TASK REQUIREMENTS:
Only a number is wanted: how many lines in the records below contain "with"?

RECORDS:
------

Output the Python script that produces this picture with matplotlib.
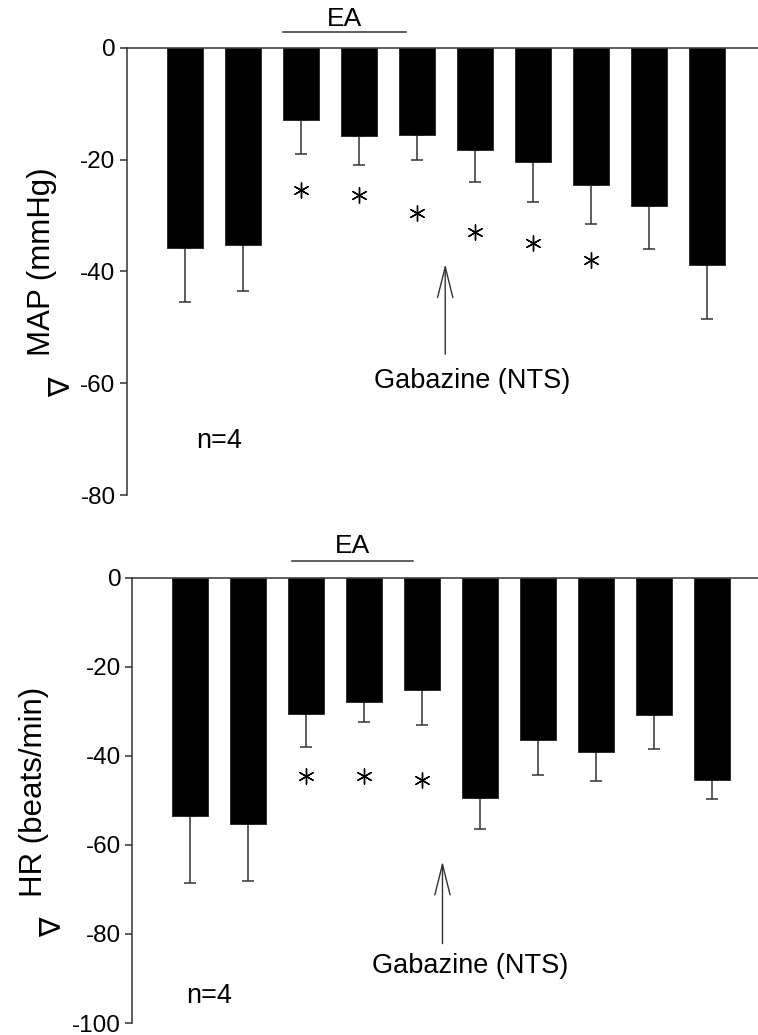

------

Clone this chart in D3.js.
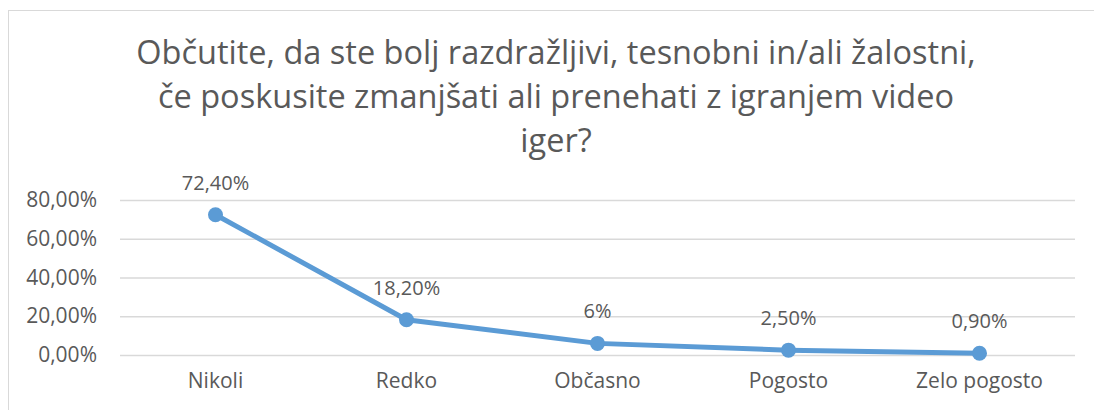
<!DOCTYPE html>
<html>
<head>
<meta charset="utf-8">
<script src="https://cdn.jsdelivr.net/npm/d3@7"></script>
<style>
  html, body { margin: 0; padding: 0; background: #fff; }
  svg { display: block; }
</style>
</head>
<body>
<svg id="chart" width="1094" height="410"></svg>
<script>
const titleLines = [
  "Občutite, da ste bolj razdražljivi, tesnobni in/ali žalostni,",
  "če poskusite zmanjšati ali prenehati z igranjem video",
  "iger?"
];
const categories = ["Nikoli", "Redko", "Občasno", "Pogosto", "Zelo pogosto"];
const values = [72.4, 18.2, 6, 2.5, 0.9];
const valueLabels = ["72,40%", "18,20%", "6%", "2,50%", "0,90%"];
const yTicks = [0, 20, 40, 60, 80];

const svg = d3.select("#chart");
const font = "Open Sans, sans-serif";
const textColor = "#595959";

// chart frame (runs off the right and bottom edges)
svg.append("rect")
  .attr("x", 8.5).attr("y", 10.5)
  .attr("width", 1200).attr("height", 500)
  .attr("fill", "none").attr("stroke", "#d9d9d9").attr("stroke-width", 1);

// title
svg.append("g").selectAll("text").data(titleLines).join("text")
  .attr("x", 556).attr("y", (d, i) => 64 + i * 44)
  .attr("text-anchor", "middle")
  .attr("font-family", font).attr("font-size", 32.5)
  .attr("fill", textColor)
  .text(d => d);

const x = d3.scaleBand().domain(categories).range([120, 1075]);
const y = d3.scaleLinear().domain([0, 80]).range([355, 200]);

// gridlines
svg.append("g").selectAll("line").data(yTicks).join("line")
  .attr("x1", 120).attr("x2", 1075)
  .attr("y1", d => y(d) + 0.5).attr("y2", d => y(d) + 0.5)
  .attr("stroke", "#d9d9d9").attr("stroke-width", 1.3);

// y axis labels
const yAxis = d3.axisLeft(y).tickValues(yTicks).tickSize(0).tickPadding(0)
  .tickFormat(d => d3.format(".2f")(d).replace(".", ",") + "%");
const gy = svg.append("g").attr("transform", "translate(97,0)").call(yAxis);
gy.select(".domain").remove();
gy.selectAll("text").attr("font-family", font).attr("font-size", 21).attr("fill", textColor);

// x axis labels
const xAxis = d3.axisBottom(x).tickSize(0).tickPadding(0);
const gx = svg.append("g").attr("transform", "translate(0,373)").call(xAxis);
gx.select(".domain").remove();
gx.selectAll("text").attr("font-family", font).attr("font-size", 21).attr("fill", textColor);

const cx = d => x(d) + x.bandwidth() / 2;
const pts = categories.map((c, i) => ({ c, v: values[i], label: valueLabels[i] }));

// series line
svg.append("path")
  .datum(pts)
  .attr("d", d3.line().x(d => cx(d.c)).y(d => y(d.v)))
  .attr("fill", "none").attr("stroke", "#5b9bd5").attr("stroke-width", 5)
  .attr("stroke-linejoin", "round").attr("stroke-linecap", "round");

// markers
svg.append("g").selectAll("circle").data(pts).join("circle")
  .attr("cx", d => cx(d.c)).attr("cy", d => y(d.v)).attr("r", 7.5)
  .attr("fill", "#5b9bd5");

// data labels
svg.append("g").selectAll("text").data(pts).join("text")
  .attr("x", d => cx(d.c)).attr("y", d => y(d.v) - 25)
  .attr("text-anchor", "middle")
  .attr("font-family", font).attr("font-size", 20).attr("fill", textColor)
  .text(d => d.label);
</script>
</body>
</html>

------

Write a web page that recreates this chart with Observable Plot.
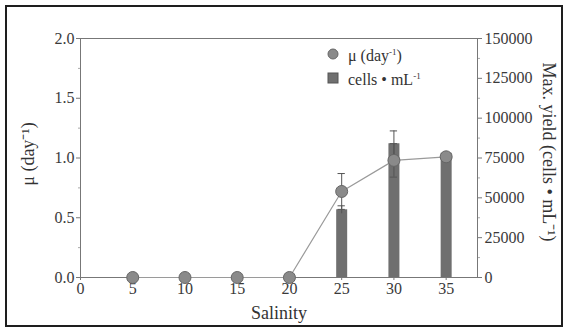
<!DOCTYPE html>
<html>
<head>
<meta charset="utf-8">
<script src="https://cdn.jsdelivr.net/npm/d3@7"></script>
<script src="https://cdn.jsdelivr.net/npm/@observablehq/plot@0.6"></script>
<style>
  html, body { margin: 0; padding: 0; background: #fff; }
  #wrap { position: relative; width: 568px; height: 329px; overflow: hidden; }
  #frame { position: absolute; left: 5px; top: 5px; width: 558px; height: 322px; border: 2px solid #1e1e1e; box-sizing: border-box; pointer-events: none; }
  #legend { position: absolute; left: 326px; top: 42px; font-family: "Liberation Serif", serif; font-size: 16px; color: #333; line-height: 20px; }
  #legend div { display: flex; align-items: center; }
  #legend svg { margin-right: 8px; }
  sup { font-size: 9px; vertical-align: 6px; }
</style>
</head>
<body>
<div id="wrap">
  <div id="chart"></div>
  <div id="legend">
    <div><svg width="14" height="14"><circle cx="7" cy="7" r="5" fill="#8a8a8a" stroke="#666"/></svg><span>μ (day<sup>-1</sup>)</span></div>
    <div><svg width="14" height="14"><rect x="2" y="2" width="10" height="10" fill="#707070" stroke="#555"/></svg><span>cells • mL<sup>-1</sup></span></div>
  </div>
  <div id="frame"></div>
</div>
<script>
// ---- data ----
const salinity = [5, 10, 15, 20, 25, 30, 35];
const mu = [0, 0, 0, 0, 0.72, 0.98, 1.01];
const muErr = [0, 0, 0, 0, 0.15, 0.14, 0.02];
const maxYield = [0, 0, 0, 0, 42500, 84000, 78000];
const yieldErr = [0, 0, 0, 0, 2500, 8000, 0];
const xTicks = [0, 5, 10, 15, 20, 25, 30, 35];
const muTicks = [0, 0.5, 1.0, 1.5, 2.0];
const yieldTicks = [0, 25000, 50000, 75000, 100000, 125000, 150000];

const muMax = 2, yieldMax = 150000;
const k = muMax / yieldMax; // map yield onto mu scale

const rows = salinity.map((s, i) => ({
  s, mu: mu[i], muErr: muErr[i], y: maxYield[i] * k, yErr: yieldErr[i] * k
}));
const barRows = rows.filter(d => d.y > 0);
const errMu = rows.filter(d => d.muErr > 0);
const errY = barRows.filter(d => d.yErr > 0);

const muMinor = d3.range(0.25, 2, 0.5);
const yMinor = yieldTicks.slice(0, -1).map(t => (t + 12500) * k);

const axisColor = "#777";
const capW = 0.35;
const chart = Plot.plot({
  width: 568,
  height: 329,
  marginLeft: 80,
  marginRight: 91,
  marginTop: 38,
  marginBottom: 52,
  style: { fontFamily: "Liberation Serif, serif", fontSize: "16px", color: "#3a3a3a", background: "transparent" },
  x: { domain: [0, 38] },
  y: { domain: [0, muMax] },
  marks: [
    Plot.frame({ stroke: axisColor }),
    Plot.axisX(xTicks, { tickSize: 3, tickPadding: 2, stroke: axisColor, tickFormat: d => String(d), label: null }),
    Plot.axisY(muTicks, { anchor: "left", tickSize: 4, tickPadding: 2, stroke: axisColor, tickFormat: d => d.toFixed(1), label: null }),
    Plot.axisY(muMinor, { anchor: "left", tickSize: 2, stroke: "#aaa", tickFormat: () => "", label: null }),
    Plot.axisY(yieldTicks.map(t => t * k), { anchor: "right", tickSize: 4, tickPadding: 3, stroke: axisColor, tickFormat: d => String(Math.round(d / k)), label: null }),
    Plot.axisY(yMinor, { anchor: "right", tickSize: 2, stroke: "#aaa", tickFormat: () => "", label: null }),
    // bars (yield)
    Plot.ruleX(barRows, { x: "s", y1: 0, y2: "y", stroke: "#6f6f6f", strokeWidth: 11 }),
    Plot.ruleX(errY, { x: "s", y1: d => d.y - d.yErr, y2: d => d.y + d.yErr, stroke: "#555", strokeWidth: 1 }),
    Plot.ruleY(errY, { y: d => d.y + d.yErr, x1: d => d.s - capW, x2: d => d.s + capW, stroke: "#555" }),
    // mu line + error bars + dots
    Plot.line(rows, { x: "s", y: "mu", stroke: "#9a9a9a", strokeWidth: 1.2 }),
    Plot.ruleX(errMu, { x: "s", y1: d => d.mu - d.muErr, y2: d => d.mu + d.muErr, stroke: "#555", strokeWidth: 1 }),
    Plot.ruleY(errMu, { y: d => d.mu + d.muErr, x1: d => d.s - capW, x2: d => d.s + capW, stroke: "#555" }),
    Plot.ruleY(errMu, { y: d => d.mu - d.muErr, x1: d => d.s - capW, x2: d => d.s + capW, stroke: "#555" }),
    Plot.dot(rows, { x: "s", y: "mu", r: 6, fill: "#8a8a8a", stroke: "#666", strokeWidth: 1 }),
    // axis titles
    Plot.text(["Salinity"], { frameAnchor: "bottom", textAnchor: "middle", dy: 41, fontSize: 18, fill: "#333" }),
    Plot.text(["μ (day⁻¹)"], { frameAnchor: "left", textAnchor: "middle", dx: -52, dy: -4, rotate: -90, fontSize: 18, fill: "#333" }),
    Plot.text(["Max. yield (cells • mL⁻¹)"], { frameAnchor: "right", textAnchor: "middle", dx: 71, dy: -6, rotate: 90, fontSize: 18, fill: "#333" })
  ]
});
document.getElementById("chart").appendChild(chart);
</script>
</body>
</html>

------

THE SOLUTION:
2